[REQUEST]: Below is some material; transcribe all of it exactly.
..............................
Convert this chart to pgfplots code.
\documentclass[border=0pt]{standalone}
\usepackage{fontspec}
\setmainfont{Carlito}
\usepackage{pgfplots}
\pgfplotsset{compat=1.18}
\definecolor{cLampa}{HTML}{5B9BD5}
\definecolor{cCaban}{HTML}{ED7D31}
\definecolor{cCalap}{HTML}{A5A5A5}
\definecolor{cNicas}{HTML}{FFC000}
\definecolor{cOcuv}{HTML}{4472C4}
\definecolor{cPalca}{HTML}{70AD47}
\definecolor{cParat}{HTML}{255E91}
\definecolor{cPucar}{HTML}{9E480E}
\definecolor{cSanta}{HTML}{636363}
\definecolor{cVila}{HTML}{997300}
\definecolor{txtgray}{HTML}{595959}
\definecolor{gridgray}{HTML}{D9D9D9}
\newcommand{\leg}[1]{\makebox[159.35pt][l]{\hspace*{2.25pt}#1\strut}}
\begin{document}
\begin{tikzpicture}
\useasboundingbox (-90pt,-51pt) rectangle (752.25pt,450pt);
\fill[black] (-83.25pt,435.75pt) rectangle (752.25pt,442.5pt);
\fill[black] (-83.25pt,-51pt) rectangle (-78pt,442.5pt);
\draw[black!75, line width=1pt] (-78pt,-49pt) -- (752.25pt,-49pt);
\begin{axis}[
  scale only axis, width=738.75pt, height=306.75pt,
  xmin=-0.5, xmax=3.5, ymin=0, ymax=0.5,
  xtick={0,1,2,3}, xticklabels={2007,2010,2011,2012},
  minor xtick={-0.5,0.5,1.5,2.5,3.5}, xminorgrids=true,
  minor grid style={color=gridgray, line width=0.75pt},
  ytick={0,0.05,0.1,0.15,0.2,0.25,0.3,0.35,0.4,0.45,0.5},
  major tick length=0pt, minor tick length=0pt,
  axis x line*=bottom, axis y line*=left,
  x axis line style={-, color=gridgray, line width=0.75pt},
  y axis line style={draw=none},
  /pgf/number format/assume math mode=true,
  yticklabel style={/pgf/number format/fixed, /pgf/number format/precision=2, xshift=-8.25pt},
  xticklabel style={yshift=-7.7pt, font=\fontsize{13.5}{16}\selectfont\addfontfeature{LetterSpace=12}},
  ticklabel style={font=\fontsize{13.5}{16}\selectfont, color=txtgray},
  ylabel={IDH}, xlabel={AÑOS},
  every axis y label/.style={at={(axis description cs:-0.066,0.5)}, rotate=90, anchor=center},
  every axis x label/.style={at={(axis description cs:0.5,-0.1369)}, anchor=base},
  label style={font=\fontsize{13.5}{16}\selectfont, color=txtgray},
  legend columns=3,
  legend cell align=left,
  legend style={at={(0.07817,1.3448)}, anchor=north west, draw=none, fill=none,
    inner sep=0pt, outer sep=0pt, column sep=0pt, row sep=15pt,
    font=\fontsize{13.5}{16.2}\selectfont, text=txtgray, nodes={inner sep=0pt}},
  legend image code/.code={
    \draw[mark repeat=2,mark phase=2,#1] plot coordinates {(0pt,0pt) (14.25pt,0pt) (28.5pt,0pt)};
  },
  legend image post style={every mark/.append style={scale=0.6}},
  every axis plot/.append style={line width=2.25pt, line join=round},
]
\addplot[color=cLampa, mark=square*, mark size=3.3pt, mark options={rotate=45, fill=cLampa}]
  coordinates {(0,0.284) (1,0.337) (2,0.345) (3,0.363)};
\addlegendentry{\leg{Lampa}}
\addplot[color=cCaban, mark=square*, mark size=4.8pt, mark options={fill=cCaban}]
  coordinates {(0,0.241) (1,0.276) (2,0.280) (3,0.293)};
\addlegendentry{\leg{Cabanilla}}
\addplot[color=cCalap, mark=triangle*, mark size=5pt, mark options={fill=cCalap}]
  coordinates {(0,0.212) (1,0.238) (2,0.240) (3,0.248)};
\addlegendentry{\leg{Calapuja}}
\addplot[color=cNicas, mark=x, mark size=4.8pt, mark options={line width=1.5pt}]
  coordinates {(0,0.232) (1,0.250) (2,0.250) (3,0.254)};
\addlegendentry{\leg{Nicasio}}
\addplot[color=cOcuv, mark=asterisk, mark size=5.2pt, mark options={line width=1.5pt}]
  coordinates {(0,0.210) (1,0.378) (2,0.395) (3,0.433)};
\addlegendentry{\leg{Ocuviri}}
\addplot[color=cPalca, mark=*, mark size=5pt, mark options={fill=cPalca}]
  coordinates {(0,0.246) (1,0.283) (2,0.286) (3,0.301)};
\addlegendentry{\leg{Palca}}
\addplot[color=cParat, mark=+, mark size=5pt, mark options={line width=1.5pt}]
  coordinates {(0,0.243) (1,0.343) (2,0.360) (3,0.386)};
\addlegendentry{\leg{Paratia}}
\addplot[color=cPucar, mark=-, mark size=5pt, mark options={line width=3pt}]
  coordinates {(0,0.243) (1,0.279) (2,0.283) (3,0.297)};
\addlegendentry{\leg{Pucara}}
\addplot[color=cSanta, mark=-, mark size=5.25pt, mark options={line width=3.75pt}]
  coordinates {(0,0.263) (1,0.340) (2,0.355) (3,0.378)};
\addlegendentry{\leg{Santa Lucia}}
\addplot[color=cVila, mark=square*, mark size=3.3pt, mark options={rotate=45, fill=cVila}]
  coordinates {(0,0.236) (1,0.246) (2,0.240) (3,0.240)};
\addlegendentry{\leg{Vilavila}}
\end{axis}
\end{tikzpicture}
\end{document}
..............................
[COMPLETE RESPONSE]:
Convert this chart to pgfplots code.
\documentclass[border=0pt]{standalone}
\usepackage{fontspec}
\setmainfont{Carlito}
\usepackage{pgfplots}
\pgfplotsset{compat=1.18}
\definecolor{cLampa}{HTML}{5B9BD5}
\definecolor{cCaban}{HTML}{ED7D31}
\definecolor{cCalap}{HTML}{A5A5A5}
\definecolor{cNicas}{HTML}{FFC000}
\definecolor{cOcuv}{HTML}{4472C4}
\definecolor{cPalca}{HTML}{70AD47}
\definecolor{cParat}{HTML}{255E91}
\definecolor{cPucar}{HTML}{9E480E}
\definecolor{cSanta}{HTML}{636363}
\definecolor{cVila}{HTML}{997300}
\definecolor{txtgray}{HTML}{595959}
\definecolor{gridgray}{HTML}{D9D9D9}
\newcommand{\leg}[1]{\makebox[159.35pt][l]{\hspace*{2.25pt}#1\strut}}
\begin{document}
\begin{tikzpicture}
\useasboundingbox (-90pt,-51pt) rectangle (752.25pt,450pt);
\fill[black] (-83.25pt,435.75pt) rectangle (752.25pt,442.5pt);
\fill[black] (-83.25pt,-51pt) rectangle (-78pt,442.5pt);
\draw[black!75, line width=1pt] (-78pt,-49pt) -- (752.25pt,-49pt);
\begin{axis}[
  scale only axis, width=738.75pt, height=306.75pt,
  xmin=-0.5, xmax=3.5, ymin=0, ymax=0.5,
  xtick={0,1,2,3}, xticklabels={2007,2010,2011,2012},
  minor xtick={-0.5,0.5,1.5,2.5,3.5}, xminorgrids=true,
  minor grid style={color=gridgray, line width=0.75pt},
  ytick={0,0.05,0.1,0.15,0.2,0.25,0.3,0.35,0.4,0.45,0.5},
  major tick length=0pt, minor tick length=0pt,
  axis x line*=bottom, axis y line*=left,
  x axis line style={-, color=gridgray, line width=0.75pt},
  y axis line style={draw=none},
  /pgf/number format/assume math mode=true,
  yticklabel style={/pgf/number format/fixed, /pgf/number format/precision=2, xshift=-8.25pt},
  xticklabel style={yshift=-7.7pt, font=\fontsize{13.5}{16}\selectfont\addfontfeature{LetterSpace=12}},
  ticklabel style={font=\fontsize{13.5}{16}\selectfont, color=txtgray},
  ylabel={IDH}, xlabel={AÑOS},
  every axis y label/.style={at={(axis description cs:-0.066,0.5)}, rotate=90, anchor=center},
  every axis x label/.style={at={(axis description cs:0.5,-0.1369)}, anchor=base},
  label style={font=\fontsize{13.5}{16}\selectfont, color=txtgray},
  legend columns=3,
  legend cell align=left,
  legend style={at={(0.07817,1.3448)}, anchor=north west, draw=none, fill=none,
    inner sep=0pt, outer sep=0pt, column sep=0pt, row sep=15pt,
    font=\fontsize{13.5}{16.2}\selectfont, text=txtgray, nodes={inner sep=0pt}},
  legend image code/.code={
    \draw[mark repeat=2,mark phase=2,#1] plot coordinates {(0pt,0pt) (14.25pt,0pt) (28.5pt,0pt)};
  },
  legend image post style={every mark/.append style={scale=0.6}},
  every axis plot/.append style={line width=2.25pt, line join=round},
]
\addplot[color=cLampa, mark=square*, mark size=3.3pt, mark options={rotate=45, fill=cLampa}]
  coordinates {(0,0.284) (1,0.337) (2,0.345) (3,0.363)};
\addlegendentry{\leg{Lampa}}
\addplot[color=cCaban, mark=square*, mark size=4.8pt, mark options={fill=cCaban}]
  coordinates {(0,0.241) (1,0.276) (2,0.280) (3,0.293)};
\addlegendentry{\leg{Cabanilla}}
\addplot[color=cCalap, mark=triangle*, mark size=5pt, mark options={fill=cCalap}]
  coordinates {(0,0.212) (1,0.238) (2,0.240) (3,0.248)};
\addlegendentry{\leg{Calapuja}}
\addplot[color=cNicas, mark=x, mark size=4.8pt, mark options={line width=1.5pt}]
  coordinates {(0,0.232) (1,0.250) (2,0.250) (3,0.254)};
\addlegendentry{\leg{Nicasio}}
\addplot[color=cOcuv, mark=asterisk, mark size=5.2pt, mark options={line width=1.5pt}]
  coordinates {(0,0.210) (1,0.378) (2,0.395) (3,0.433)};
\addlegendentry{\leg{Ocuviri}}
\addplot[color=cPalca, mark=*, mark size=5pt, mark options={fill=cPalca}]
  coordinates {(0,0.246) (1,0.283) (2,0.286) (3,0.301)};
\addlegendentry{\leg{Palca}}
\addplot[color=cParat, mark=+, mark size=5pt, mark options={line width=1.5pt}]
  coordinates {(0,0.243) (1,0.343) (2,0.360) (3,0.386)};
\addlegendentry{\leg{Paratia}}
\addplot[color=cPucar, mark=-, mark size=5pt, mark options={line width=3pt}]
  coordinates {(0,0.243) (1,0.279) (2,0.283) (3,0.297)};
\addlegendentry{\leg{Pucara}}
\addplot[color=cSanta, mark=-, mark size=5.25pt, mark options={line width=3.75pt}]
  coordinates {(0,0.263) (1,0.340) (2,0.355) (3,0.378)};
\addlegendentry{\leg{Santa Lucia}}
\addplot[color=cVila, mark=square*, mark size=3.3pt, mark options={rotate=45, fill=cVila}]
  coordinates {(0,0.236) (1,0.246) (2,0.240) (3,0.240)};
\addlegendentry{\leg{Vilavila}}
\end{axis}
\end{tikzpicture}
\end{document}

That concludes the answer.